What makes THE BAD SEED a particularly terrifying and disconcerting story is that the sociopath is Rhoda Penmark, a pigtailed eight-year-old basket of kisses who confounds most everyone with her solicitous and ingratiating behavior, all the while covering up her dastardly deed ~ the murder of a fellow student all for the want of a medal she thought she was entitled to.
In Desert Stages Theatre's current production of the play, directed by Diane Senffner, ten-year-old Anora Biggs epitomizes the dark side of this child with a glare and a smile that is downright chilling.
Her performance is not enough, however, to sustain what should be a taut and suspenseful escalation to revelation and resolution.

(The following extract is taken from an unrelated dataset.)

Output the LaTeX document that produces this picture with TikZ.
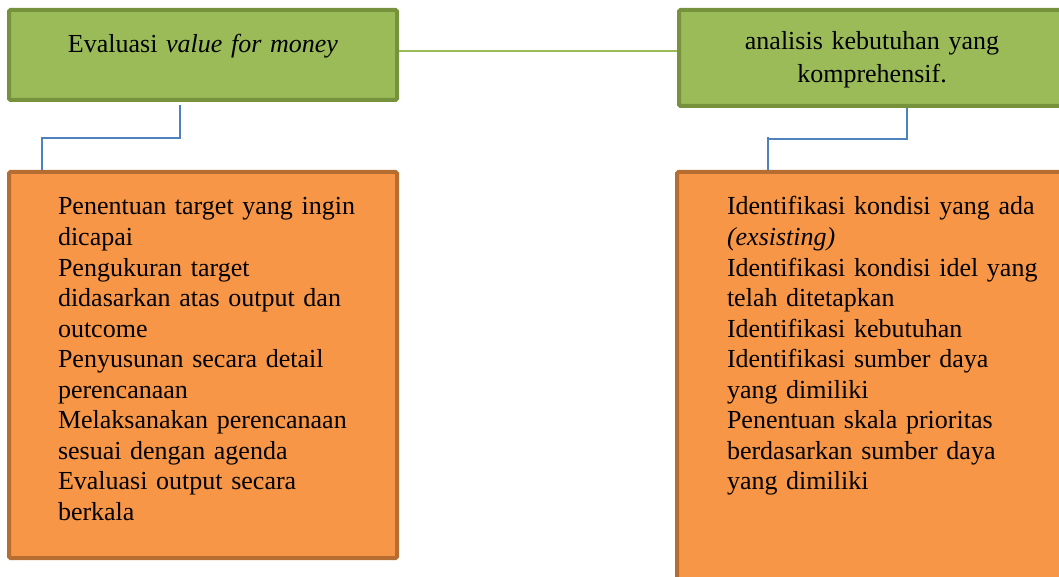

The juice is squeezed out of the tension by a pacing that feels plodding, performances that are mixed and unsteady, and a set so cramped that it inhibits effective blocking.
So much love abounds around Rhoda that one might reasonably wonder how such a sweetheart might actually possess the seeds of a demon. There's the protective and dutiful mother (Virginia Olivieri); the doting dad (Mike Halpin), an Air Force Colonel, off to assignment in D.C.; Monica Breedlove (Janis Webb), the garrulous upstairs neighbor, who lives up to her name with an excessive fondness for the child.
All are unsuspecting foils in Rhoda's web of deceits and dissimulation.
One character, however, the building's maintenance man, Leroy (played with demonic flair by Robert Peters), sees through Rhoda's caprices, and it just burns him up. It's rather fun to watch the uncannily all-knowing Leroy contend with the fierce denials of wily young Rhoda.
It would not be fair to either the performers or the audience to reveal the inner secrets and twists of THE BAD SEED, save to say that Anderson's construction of the drama signals plenty of hints as to what's up and what will be. The problem is that the building blocks he sequenced for potentially riveting aha moments just don't fit together as well and as tightly as they should.
THE BAD SEED continues to sprout through November 18th in the Actors Café at Desert Stages Theatre in Scottsdale.